# Chubby Baby Piccies from a Newbie



## GypsyTails (Jul 14, 2010)

I haven't posted any pictures here yet, but had some of my most recent litter I wanted to share. These are just cute, pre-fur piccies. Nothing too exciting but I love fat bubs.


----------



## SarahC (Oct 3, 2008)

I love them when they are chunky pink sausages.


----------



## Matt Haslam (Mar 13, 2010)

nice mice!


----------



## zany_toon (Apr 3, 2010)

Aww! What lovely little chunky babies


----------



## moustress (Sep 25, 2009)

Aw, little fat fuzzy darlins'! *cootchiecootchie*


----------



## The Boggit keeper (Mar 5, 2010)

Awww, they're gorgeous!


----------



## JustMouse (Jul 23, 2010)

Awwww... how old are they?


----------



## GypsyTails (Jul 14, 2010)

Thanks everyone! I love chunky babies. I believe they were 6 days old in these pics, just starting to get a light peach fuzz. The colors are in now and the Rexes are just starting to get wavy. Soon I will be annoying everyone everywhere with Rex baby pics. Lol. I have Doves, a PEW and maybe a Silver in here.


----------



## GypsyTails (Jul 14, 2010)

I haz the fur!

Standard coated does, PEW and Dove w/ c-dilute.

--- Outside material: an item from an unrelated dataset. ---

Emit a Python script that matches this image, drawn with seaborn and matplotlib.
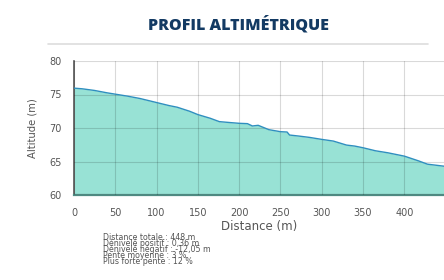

The Rex in the background here has been tentatively named Ninja. She kept getting in all the shots.  









Yes, those are just shadows. Trying to get a profile shot of her nose! 









A little Yin and Yang action going on here. 









Ninja and Sumo here, she's such a porker still!









Anyway, just cute, fat and happy.


----------



## zany_toon (Apr 3, 2010)

Awww!! I love cheeky little Ninja :love1


----------



## GypsyTails (Jul 14, 2010)

Me too. Waiting for eyes to open and more curls on the Dove girls.


----------